1: Illustrated biographical sketch, Samuel Cahan's "Incidents in the Life of Abraham Cahan," June 11, 1922.

Abraham Cahan (1860-1951), the author of Yekl: A Tale of the New York Ghetto, was born in a shtetl in an area that is now Belarus but was then the Russian Empire. He received a traditional Jewish education and later matriculated at a Russian government-authorized Jewish school designed to Russify Jewish youth. In his youth, he became involved with underground revolutionary activities. In 1882, after the assassination of Tsar Alexander II, he fled Russia for the United States. In America, Cahan became involved with politically activated Jews, and played a leading role in anarchist and labor groups.

Cahan began his writing career with a Russian journal in New York, and then, shortly after learning English, with such outlets such as the New York Sun and the New York Press. Cahan went on to publish several novels and short stories in English which garnered him much attention as a realist writer of “ghetto fiction,” representing the tough realities of immigrant life in New York. In the Jewish world, however, Cahan was most famous as the editor-in-chief of the large and influential Yiddish newspaper the Jewish Daily Forward (Forverts), which he helped to found in 1897 and edited from 1903 until his death in 1951. 

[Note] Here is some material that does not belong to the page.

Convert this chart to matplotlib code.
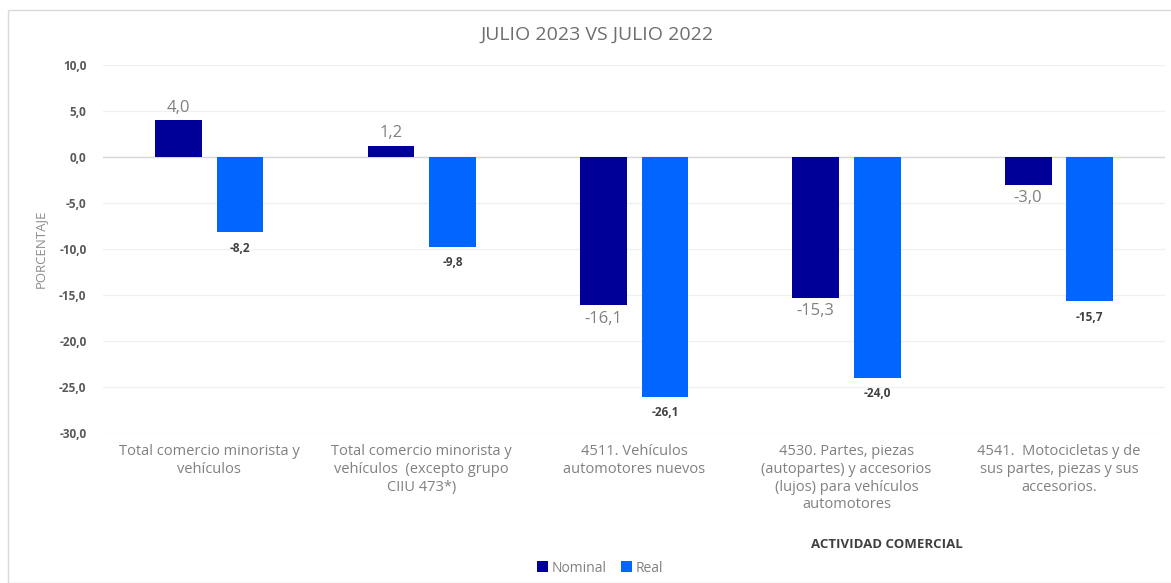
import matplotlib
matplotlib.use("Agg")
import numpy as np
import matplotlib.pyplot as plt
from matplotlib.patches import Rectangle

# data
categorias = ["Total comercio minorista y\nvehículos",
              "Total comercio minorista y\nvehículos  (excepto grupo\nCIIU 473*)",
              "4511. Vehículos\nautomotores nuevos",
              "4530. Partes, piezas\n(autopartes) y accesorios\n(lujos) para vehículos\nautomotores",
              "4541.  Motocicletas y de\nsus partes, piezas y sus\naccesorios."]
nominal = [4.0, 1.2, -16.1, -15.3, -3.0]
real = [-8.2, -9.8, -26.1, -24.0, -15.7]
yticks = [10, 5, 0, -5, -10, -15, -20, -25, -30]

plt.rcParams['font.family'] = ['Open Sans', 'DejaVu Sans']

fig = plt.figure(figsize=(11.71, 5.83), dpi=100)
ax = fig.add_axes([0.088, 0.2573, 0.907, 0.6312])

# border around chart
fig.patches.append(Rectangle((8 / 1171, 0), 1.0, 1 - 10 / 583, transform=fig.transFigure,
                             fill=False, edgecolor="#d9d9d9", linewidth=1))

x = np.arange(len(categorias))
w = 0.22
off = 0.145
c_nom = "#000099"
c_real = "#0066ff"

bn = ax.bar(x - off, nominal, w, color=c_nom, label="Nominal", zorder=3)
br = ax.bar(x + off, real, w, color=c_real, label="Real", zorder=3)

for xi, v in zip(x, nominal):
    if v >= 0:
        ax.text(xi - off, v + 0.5, f"{v:.1f}".replace(".", ","), ha="center", va="bottom",
                fontsize=12, color="#808080")
    else:
        ax.text(xi - off, v - 0.6, f"{v:.1f}".replace(".", ","), ha="center", va="top",
                fontsize=12, color="#808080")
for xi, v in zip(x, real):
    ax.text(xi + off, v - 1.0, f"{v:.1f}".replace(".", ","), ha="center", va="top",
            fontsize=8.5, color="#404040", fontweight="bold")

ax.set_xlim(-0.5, len(categorias) - 0.5)
ax.set_ylim(-30, 10)
ax.set_yticks(yticks)
ax.set_yticklabels([f"{t:.1f}".replace(".", ",") for t in yticks],
                   fontsize=8.5, color="#595959", fontweight="bold")
ax.set_xticks(x)
ax.set_xticklabels(categorias, fontsize=10.5, color="#808080", linespacing=1.25)
ax.tick_params(axis="both", length=0)
ax.tick_params(axis="x", pad=8)
ax.tick_params(axis="y", pad=12)
ax.grid(axis="y", color="#f0f0f0", linewidth=1, zorder=0)
ax.axhline(0, color="#d9d9d9", linewidth=1, zorder=2)
for s in ax.spines.values():
    s.set_visible(False)

ax.set_ylabel("PORCENTAJE", fontsize=9.5, color="#8c8c8c")
ax.yaxis.set_label_coords(-0.053, 0.5)

fig.text(597 / 1171, 1 - 35 / 583, "JULIO 2023 VS JULIO 2022", ha="center", va="center",
         fontsize=14, color="#6e6e6e")
fig.text(887 / 1171, 1 - 544 / 583, "ACTIVIDAD COMERCIAL", ha="center", va="center",
         fontsize=9.5, color="#404040", fontweight="bold")

ax.legend(loc="center", bbox_to_anchor=(600 / 1171, 1 - 568 / 583), bbox_transform=fig.transFigure,
          ncol=2, frameon=False, fontsize=10, handlelength=0.8, handleheight=0.8,
          handletextpad=0.3, columnspacing=1.0, labelcolor="#808080")

fig.savefig("out.png", dpi=100)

In the English-language press, Cahan enjoyed a reputation as a representative of Jewish immigrants to the United States. This illustration from a 1922 profile of Cahan in the San Francisco Chronicle provides some biographical information on Cahan while revealing his status as a colorful figure who had earned respect from the English-reading public.

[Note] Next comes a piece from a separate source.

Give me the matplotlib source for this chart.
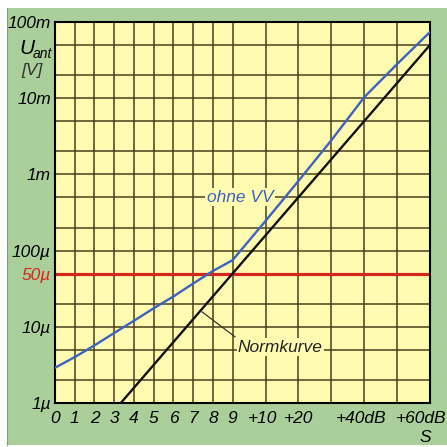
import matplotlib
matplotlib.use("Agg")
import matplotlib.pyplot as plt
from matplotlib.patches import Rectangle
from matplotlib.ticker import FixedLocator, NullFormatter
from matplotlib.transforms import ScaledTranslation

plt.rcParams['font.family'] = ['Liberation Sans Narrow', 'Liberation Sans', 'DejaVu Sans']
plt.rcParams['font.style'] = 'italic'

# x axis in dB above S0 (one S-unit = 6 dB, beyond S9 plain dB)
x_ticks_db = [0, 6, 12, 18, 24, 30, 36, 42, 48, 54, 64, 74, 94, 114]
x_tick_labels = ["0", "1", "2", "3", "4", "5", "6", "7", "8", "9",
                 "+10", "+20", "+40dB", "+60dB"]
x_extra_grid_db = [84, 104]

y_ticks = [1e-6, 1e-5, 5e-5, 1e-4, 1e-3, 1e-2, 1e-1]
y_tick_labels = ["1µ", "10µ", "50µ", "100µ", "1m", "10m", "100m"]
y_extra_grid = [2e-6, 5e-6, 2e-5, 2e-4, 5e-4, 2e-3, 5e-3, 2e-2, 5e-2]

# antenna voltage without preamp ("ohne VV")
ohne_db = [0, 6, 12, 18, 24, 30, 36, 42, 48, 54, 64, 74, 84, 94, 104, 114]
ohne_v = [2.9e-6, 4.0e-6, 5.7e-6, 8.3e-6, 12e-6, 17.5e-6, 25e-6, 37e-6,
          54e-6, 75e-6, 245e-6, 0.82e-3, 2.8e-3, 10.3e-3, 28e-3, 74e-3]

# standard S-meter curve (S9 = 50 µV, 6 dB per S-unit)
norm_db = [20, 114]
norm_v = [1e-6, 50e-3]
ref_level = 50e-6

GREEN = "#aacf9a"
YELLOW = "#fffcb2"
GRID = "#4a3f1c"
BLUE = "#3c64be"
RED = "#d4261c"
FS = 12.5
W = H = 447

fig = plt.figure(figsize=(4.47, 4.47), dpi=100)
fig.patch.set_facecolor("white")
fig.patches.append(Rectangle((7 / W, 2 / H), 1 - 7 / W, 1 - 10 / H,
                             transform=fig.transFigure, facecolor=GREEN,
                             edgecolor="none", zorder=-5))
fig.lines.append(plt.Line2D([7 / W, 7 / W], [2 / H, 1 - 8 / H],
                            transform=fig.transFigure, color="#8a9a88", lw=0.8, zorder=-4))

ax = fig.add_axes([55 / W, 44 / H, 375 / W, 381 / H])
ax.set_facecolor(YELLOW)
ax.set_yscale("log")
ax.set_xlim(0, 114)
ax.set_ylim(1e-6, 1e-1)

ax.set_xticks(x_ticks_db)
ax.set_xticklabels(x_tick_labels)
ax.xaxis.set_minor_locator(FixedLocator(x_extra_grid_db))
ax.set_yticks(y_ticks)
ax.set_yticklabels(y_tick_labels)
ax.yaxis.set_minor_locator(FixedLocator(y_extra_grid))
ax.yaxis.set_minor_formatter(NullFormatter())
ax.tick_params(which="both", length=0, labelsize=FS)
ax.tick_params(axis="x", pad=6)
ax.tick_params(axis="y", pad=3)
ax.set_axisbelow(True)
ax.grid(which="both", color=GRID, lw=1.1)
for s in ax.spines.values():
    s.set_linewidth(1.5)
    s.set_color("black")

ax.get_yticklabels()[y_tick_labels.index("50µ")].set_color(RED)
shifts = {"+10": -3, "+20": 0, "+40dB": -3, "+60dB": -9}
for lab in ax.get_xticklabels():
    dx = shifts.get(lab.get_text(), 0)
    if dx:
        lab.set_transform(lab.get_transform() + ScaledTranslation(dx / 100, 0, fig.dpi_scale_trans))

ax.axhline(ref_level, color=RED, lw=2.3, zorder=2.5)
ax.plot(norm_db, norm_v, color="#111111", lw=1.7, zorder=3)
ax.plot(ohne_db, ohne_v, color=BLUE, lw=1.7, zorder=3)

ax.text(56.2, 5e-4, "ohne VV", color=BLUE, fontsize=FS, ha="center", va="center",
        bbox=dict(facecolor=YELLOW, edgecolor="none", pad=1), zorder=2.8)
ax.text(55.6, 5.4e-6, "Normkurve", color="#222222", fontsize=FS, ha="left", va="center",
        bbox=dict(facecolor=YELLOW, edgecolor="none", pad=1), zorder=2.8)
ax.plot([44.7, 54.7], [15.7e-6, 7.4e-6], color="#333333", lw=0.9, zorder=2.9)

fig.text(27 / W, 1 - 48 / H, "U", fontsize=15, ha="center", va="center")
fig.text(33 / W, 1 - 54 / H, "ant", fontsize=10, ha="left", va="center")
fig.text(32 / W, 1 - 71 / H, "[V]", fontsize=FS, ha="center", va="center", color="#333333")
fig.text(425 / W, 1 - 438 / H, "S", fontsize=FS, ha="center", va="center")

fig.savefig("out.png", dpi=100, facecolor=fig.get_facecolor())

Suggested Activity: Have your students study the illustration and discuss: how is Cahan represented in the sketch of his arrival in New York City (top left), and how does he look different after ten years (top right)? What might the artist be implying when he writes that Cahan, "Discovered America ten years after his arrival in New York"?

How do Cahan's transformation, and the vision of America ("The Land of Realities") as seen in the top right, compare to Yekl’s? (Note that the title of the article in which this image appears is, "One Man's Progress from Realism to Realities: Remarkable Recital of How Abraham Cahan Discovered America Ten years After Disembarking in New York," seemingly making reference to Cahan's evolution from being a proponent of literary realism to actually confronting realities upon settling in New York and seeking to improve the lot of the people there.)

The artist says that Cahan's message to his Jewish readers is, "Become Americans." What do you make of this? Was this the message of Yekl?

Source: Samuel Cahan, "Incidents in the Life of Abraham Cahan," illustration for Charles W. Wood, “One Man’s Progress from Realism to Realities: Remarkable Recital of How Abraham Cahan Discovered America Ten Years After Disembarking in New York,” San Francisco Chronicle (June 11, 1922).